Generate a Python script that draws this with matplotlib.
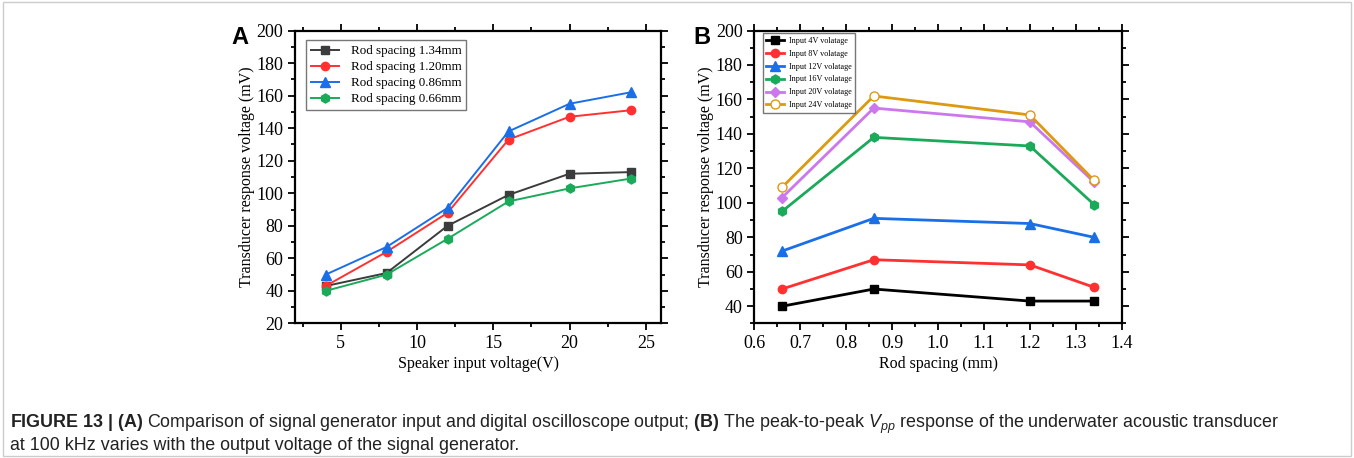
import matplotlib
matplotlib.use("Agg")
import matplotlib.pyplot as plt
from matplotlib.ticker import MultipleLocator, AutoMinorLocator
from matplotlib.patches import Rectangle

# panel A: response vs speaker input voltage
input_voltage = [4, 8, 12, 16, 20, 24]
spacing_labels = ["Rod spacing 1.34mm", "Rod spacing 1.20mm",
                  "Rod spacing 0.86mm", "Rod spacing 0.66mm"]
resp_134 = [43, 51, 80, 99, 112, 113]
resp_120 = [43, 64, 88, 133, 147, 151]
resp_086 = [50, 67, 91, 138, 155, 162]
resp_066 = [40, 50, 72, 95, 103, 109]

# panel B: response vs rod spacing
rod_spacing = [0.66, 0.86, 1.20, 1.34]
volt_labels = ["Input 4V volatage", "Input 8V volatage", "Input 12V volatage",
               "Input 16V volatage", "Input 20V volatage", "Input 24V volatage"]
v4 = [40, 50, 43, 43]
v8 = [50, 67, 64, 51]
v12 = [72, 91, 88, 80]
v16 = [95, 138, 133, 99]
v20 = [103, 155, 147, 112]
v24 = [109, 162, 151, 113]

plt.rcParams['font.family'] = ['Liberation Serif', 'DejaVu Serif']
plt.rcParams['mathtext.fontset'] = 'custom'
plt.rcParams['mathtext.rm'] = 'Liberation Sans'
plt.rcParams['mathtext.bf'] = 'Liberation Sans:bold'
plt.rcParams['mathtext.it'] = 'Liberation Sans:italic'

fig = plt.figure(figsize=(13.54, 4.58), dpi=100)


def style_axes(ax):
    for s in ax.spines.values():
        s.set_linewidth(1.6)
    ax.tick_params(which='both', direction='out', top=True, right=True,
                   width=1.3, labelsize=13)
    ax.tick_params(which='major', length=5)
    ax.tick_params(which='minor', length=3)
    ax.xaxis.set_minor_locator(AutoMinorLocator(2))
    ax.yaxis.set_minor_locator(AutoMinorLocator(2))


axA = fig.add_axes([0.2179, 0.2937, 0.2703, 0.6397])
axA.plot(input_voltage, resp_134, color='#3c3c3c', marker='s', ms=5.5, lw=1.4, label=spacing_labels[0])
axA.plot(input_voltage, resp_120, color='#ff3030', marker='o', ms=6, lw=1.4, label=spacing_labels[1])
axA.plot(input_voltage, resp_086, color='#1a6fe8', marker='^', ms=6.5, lw=1.4, label=spacing_labels[2])
axA.plot(input_voltage, resp_066, color='#1aaa5a', marker='h', ms=6.5, lw=1.4, label=spacing_labels[3])
axA.set_xlim(2, 26)
axA.set_ylim(20, 200)
axA.xaxis.set_major_locator(MultipleLocator(5))
axA.yaxis.set_major_locator(MultipleLocator(20))
style_axes(axA)
axA.set_xlabel('Speaker input voltage(V)', fontsize=11.5, labelpad=3)
axA.set_ylabel('Transducer response voltage (mV)', fontsize=11.5, labelpad=1)
legA = axA.legend(loc='upper left', bbox_to_anchor=(0.030, 0.966), fontsize=9.4,
                  frameon=True, fancybox=False, edgecolor='#555555', borderaxespad=0,
                  handlelength=2.2, handletextpad=0.9, labelspacing=0.3, borderpad=0.35)
legA.get_frame().set_linewidth(1.0)

axB = fig.add_axes([0.5572, 0.2937, 0.2712, 0.6397])
axB.plot(rod_spacing, v4, color='black', marker='s', ms=5.5, lw=2, label=volt_labels[0])
axB.plot(rod_spacing, v8, color='#ff3030', marker='o', ms=6, lw=2, label=volt_labels[1])
axB.plot(rod_spacing, v12, color='#1a6fe8', marker='^', ms=6.5, lw=2, label=volt_labels[2])
axB.plot(rod_spacing, v16, color='#1aaa5a', marker='h', ms=6.5, lw=2, label=volt_labels[3])
axB.plot(rod_spacing, v20, color='#cc77ee', marker='D', ms=5.5, lw=2, label=volt_labels[4])
axB.plot(rod_spacing, v24, color='#dd9a10', marker='o', ms=6.5, lw=2,
         mfc='white', label=volt_labels[5])
axB.set_xlim(0.6, 1.4)
axB.set_ylim(30, 200)
axB.xaxis.set_major_locator(MultipleLocator(0.1))
axB.yaxis.set_major_locator(MultipleLocator(20))
style_axes(axB)
axB.set_xlabel('Rod spacing (mm)', fontsize=11.5, labelpad=3)
axB.set_ylabel('Transducer response voltage (mV)', fontsize=11.5, labelpad=1)
legB = axB.legend(loc='upper left', bbox_to_anchor=(0.022, 0.99), fontsize=5.9,
                  frameon=True, fancybox=False, edgecolor='#555555', borderaxespad=0,
                  handlelength=2.2, handletextpad=0.6, labelspacing=0.6, borderpad=0.4)
legB.get_frame().set_linewidth(1.0)

fig.text(0.171, 0.905, 'A', fontsize=17, fontweight='bold', family='Liberation Sans')
fig.text(0.512, 0.905, 'B', fontsize=17, fontweight='bold', family='Liberation Sans')

cap1 = (r"$\mathbf{FIGURE\ 13\ |\ (A)}$ Comparison of signal generator input and digital "
        r"oscilloscope output; $\mathbf{(B)}$ The peak-to-peak $V_{pp}$ response of the "
        r"underwater acoustic transducer")
cap2 = "at 100 kHz varies with the output voltage of the signal generator."
fig.text(0.0075, 0.066, cap1, fontsize=12.9, family='Liberation Sans',
         color='#222222', va='baseline')
fig.text(0.0075, 0.018, cap2, fontsize=12.9, family='Liberation Sans',
         color='#222222', va='baseline')

fig.patches.append(Rectangle((0.002, 0.004), 0.996, 0.992, transform=fig.transFigure,
                             fill=False, edgecolor='#cccccc', linewidth=1))

fig.savefig('out.png', dpi=100)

###

Write down every line from the opening of the listing to the line with "resp_066 = [40, 50, 72, 95, 103, 109]", both included, and nothing else; the pictures are omitted.

◆ Exercise result ◆
Generate a Python script that draws this with matplotlib.
import matplotlib
matplotlib.use("Agg")
import matplotlib.pyplot as plt
from matplotlib.ticker import MultipleLocator, AutoMinorLocator
from matplotlib.patches import Rectangle

# panel A: response vs speaker input voltage
input_voltage = [4, 8, 12, 16, 20, 24]
spacing_labels = ["Rod spacing 1.34mm", "Rod spacing 1.20mm",
                  "Rod spacing 0.86mm", "Rod spacing 0.66mm"]
resp_134 = [43, 51, 80, 99, 112, 113]
resp_120 = [43, 64, 88, 133, 147, 151]
resp_086 = [50, 67, 91, 138, 155, 162]
resp_066 = [40, 50, 72, 95, 103, 109]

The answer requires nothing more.